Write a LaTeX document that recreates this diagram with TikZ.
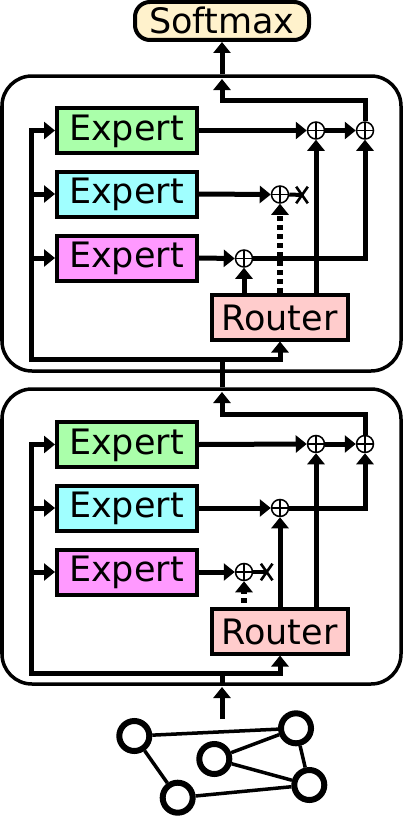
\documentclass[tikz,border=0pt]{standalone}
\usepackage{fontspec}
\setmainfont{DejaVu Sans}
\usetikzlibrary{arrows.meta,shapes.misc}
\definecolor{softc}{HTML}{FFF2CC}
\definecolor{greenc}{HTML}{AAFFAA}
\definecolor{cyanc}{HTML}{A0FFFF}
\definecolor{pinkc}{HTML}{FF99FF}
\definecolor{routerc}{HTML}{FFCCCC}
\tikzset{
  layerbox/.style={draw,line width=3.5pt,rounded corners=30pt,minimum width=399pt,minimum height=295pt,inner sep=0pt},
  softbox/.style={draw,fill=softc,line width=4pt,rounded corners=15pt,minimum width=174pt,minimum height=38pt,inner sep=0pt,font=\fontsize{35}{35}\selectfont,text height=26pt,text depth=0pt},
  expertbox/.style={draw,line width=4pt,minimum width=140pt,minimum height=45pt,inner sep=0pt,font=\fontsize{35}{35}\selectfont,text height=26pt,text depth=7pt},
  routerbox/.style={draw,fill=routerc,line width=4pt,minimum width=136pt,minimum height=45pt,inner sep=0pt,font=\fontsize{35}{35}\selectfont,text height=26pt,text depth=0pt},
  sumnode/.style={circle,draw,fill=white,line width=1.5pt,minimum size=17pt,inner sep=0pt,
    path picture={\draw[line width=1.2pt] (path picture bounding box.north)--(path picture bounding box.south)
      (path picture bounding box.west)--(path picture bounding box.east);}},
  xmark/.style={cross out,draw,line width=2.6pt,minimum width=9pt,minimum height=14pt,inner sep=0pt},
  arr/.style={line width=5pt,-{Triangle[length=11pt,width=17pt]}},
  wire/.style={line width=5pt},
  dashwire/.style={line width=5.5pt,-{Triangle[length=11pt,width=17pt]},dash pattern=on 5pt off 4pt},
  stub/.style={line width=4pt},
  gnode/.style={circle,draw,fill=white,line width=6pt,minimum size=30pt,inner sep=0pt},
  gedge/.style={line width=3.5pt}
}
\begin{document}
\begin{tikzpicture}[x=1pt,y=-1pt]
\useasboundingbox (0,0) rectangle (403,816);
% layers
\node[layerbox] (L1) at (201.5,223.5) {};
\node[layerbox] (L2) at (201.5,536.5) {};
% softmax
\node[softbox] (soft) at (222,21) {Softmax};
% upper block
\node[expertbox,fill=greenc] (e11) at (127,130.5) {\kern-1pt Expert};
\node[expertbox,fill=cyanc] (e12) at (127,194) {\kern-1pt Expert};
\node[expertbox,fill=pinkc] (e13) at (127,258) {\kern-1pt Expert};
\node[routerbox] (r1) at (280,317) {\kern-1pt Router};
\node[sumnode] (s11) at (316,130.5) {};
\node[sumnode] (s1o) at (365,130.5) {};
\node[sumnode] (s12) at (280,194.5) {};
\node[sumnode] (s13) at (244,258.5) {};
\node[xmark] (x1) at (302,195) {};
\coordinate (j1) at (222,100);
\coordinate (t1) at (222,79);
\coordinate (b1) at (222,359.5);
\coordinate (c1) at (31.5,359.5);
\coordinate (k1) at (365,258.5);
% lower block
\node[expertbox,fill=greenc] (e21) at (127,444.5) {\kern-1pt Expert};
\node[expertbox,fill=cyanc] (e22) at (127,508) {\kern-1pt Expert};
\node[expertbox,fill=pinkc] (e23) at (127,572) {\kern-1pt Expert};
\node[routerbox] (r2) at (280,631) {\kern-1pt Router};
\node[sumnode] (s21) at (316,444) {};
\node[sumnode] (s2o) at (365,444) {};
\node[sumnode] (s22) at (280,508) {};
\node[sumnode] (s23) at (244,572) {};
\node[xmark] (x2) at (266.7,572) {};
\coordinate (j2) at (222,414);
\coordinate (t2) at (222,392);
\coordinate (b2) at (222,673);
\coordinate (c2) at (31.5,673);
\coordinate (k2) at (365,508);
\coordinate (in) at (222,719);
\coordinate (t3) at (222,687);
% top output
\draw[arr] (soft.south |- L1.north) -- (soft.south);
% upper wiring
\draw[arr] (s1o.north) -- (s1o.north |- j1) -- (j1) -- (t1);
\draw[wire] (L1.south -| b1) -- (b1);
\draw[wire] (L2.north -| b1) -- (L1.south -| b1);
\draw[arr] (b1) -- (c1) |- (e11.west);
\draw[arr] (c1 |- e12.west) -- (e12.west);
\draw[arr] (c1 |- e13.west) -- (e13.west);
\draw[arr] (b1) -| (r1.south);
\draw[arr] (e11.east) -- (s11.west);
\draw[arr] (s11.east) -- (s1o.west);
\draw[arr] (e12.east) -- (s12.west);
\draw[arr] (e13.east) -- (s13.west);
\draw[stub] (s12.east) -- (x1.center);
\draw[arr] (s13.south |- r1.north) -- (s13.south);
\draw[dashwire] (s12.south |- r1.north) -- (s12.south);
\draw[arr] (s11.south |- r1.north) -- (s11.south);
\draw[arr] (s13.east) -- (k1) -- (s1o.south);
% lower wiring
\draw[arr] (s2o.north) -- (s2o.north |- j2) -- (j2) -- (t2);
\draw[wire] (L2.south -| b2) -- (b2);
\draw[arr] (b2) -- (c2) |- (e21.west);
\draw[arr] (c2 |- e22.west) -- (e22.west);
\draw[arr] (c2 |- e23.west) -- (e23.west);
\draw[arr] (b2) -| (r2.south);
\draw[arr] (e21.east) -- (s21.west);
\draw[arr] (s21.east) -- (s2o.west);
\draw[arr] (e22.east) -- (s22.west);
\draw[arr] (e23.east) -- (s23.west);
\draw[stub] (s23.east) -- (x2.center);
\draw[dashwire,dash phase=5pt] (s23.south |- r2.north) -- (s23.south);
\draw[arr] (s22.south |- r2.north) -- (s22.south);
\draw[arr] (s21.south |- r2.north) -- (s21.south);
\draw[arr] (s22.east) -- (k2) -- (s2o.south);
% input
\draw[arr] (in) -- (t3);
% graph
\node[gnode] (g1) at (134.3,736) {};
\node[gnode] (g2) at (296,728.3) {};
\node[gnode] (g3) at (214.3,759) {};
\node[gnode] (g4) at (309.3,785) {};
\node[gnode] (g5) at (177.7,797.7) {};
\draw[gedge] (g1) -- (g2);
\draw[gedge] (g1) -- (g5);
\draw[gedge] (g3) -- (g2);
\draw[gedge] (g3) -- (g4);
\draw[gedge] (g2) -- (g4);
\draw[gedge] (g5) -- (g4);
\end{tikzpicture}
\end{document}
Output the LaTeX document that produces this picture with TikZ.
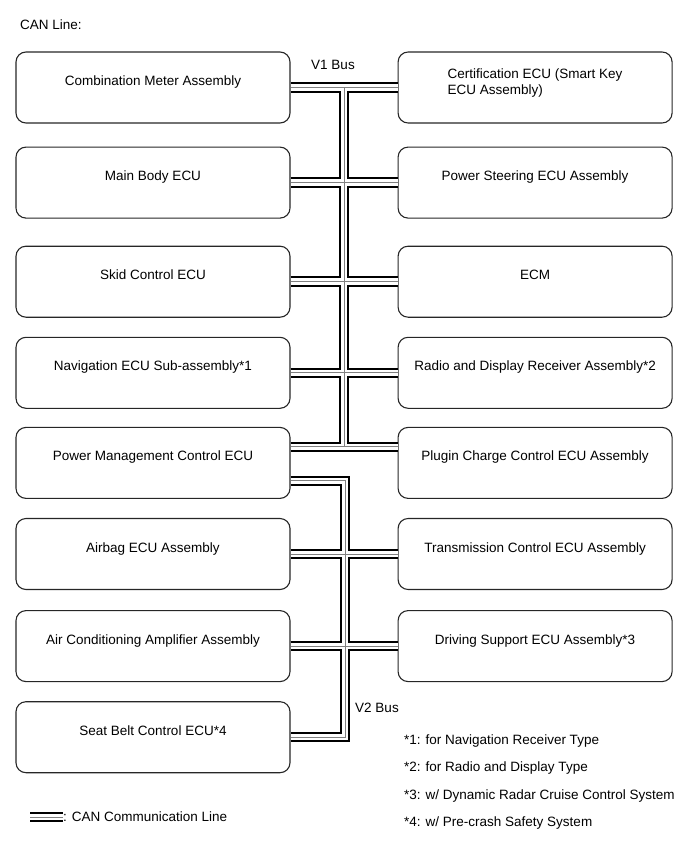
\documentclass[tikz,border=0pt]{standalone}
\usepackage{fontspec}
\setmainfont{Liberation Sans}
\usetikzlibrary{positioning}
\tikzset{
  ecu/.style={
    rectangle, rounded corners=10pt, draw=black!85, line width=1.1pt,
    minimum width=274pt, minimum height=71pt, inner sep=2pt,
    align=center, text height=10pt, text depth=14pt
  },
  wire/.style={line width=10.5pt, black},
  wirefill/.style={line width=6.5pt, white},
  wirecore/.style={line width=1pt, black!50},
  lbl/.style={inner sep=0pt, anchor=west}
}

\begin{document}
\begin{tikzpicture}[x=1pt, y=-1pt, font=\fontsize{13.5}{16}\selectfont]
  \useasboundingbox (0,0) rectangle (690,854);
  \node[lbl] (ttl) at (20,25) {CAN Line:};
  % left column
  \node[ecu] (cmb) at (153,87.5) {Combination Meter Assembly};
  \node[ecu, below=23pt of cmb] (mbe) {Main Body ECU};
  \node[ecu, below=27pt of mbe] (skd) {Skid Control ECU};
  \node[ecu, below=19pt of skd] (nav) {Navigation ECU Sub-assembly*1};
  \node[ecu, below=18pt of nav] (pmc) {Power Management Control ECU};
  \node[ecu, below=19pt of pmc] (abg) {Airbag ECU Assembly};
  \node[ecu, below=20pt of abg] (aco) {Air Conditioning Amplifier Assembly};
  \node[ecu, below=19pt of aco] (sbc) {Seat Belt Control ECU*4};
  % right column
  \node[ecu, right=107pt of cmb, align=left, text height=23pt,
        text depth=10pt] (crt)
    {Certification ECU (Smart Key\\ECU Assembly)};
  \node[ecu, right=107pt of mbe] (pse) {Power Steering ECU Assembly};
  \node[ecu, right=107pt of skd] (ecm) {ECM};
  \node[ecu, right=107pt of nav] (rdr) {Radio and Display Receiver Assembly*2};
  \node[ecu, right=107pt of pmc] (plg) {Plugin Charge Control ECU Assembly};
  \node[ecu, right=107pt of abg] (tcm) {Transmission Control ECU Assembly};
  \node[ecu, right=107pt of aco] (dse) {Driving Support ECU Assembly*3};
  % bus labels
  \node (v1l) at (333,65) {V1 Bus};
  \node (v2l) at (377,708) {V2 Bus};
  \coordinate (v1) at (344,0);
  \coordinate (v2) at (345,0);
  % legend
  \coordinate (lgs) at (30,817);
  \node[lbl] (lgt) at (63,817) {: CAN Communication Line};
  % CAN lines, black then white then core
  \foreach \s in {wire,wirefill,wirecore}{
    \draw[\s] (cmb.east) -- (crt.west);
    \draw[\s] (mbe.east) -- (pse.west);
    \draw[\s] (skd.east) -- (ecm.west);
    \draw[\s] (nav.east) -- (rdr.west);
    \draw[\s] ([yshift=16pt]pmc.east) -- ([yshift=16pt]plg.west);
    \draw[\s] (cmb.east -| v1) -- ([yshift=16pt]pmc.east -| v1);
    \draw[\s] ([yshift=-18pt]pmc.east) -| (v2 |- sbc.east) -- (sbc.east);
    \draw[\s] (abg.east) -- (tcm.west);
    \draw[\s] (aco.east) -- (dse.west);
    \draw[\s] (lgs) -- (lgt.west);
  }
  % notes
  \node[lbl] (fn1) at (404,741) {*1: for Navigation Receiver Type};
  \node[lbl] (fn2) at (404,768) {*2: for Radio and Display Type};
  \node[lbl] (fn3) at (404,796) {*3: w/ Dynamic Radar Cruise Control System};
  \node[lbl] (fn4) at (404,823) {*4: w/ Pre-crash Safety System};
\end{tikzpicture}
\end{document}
□ □ □ □ □
Collect each line containing the string "with".

Write a LaTeX document that recreates this diagram with TikZ.
Output the LaTeX document that produces this picture with TikZ.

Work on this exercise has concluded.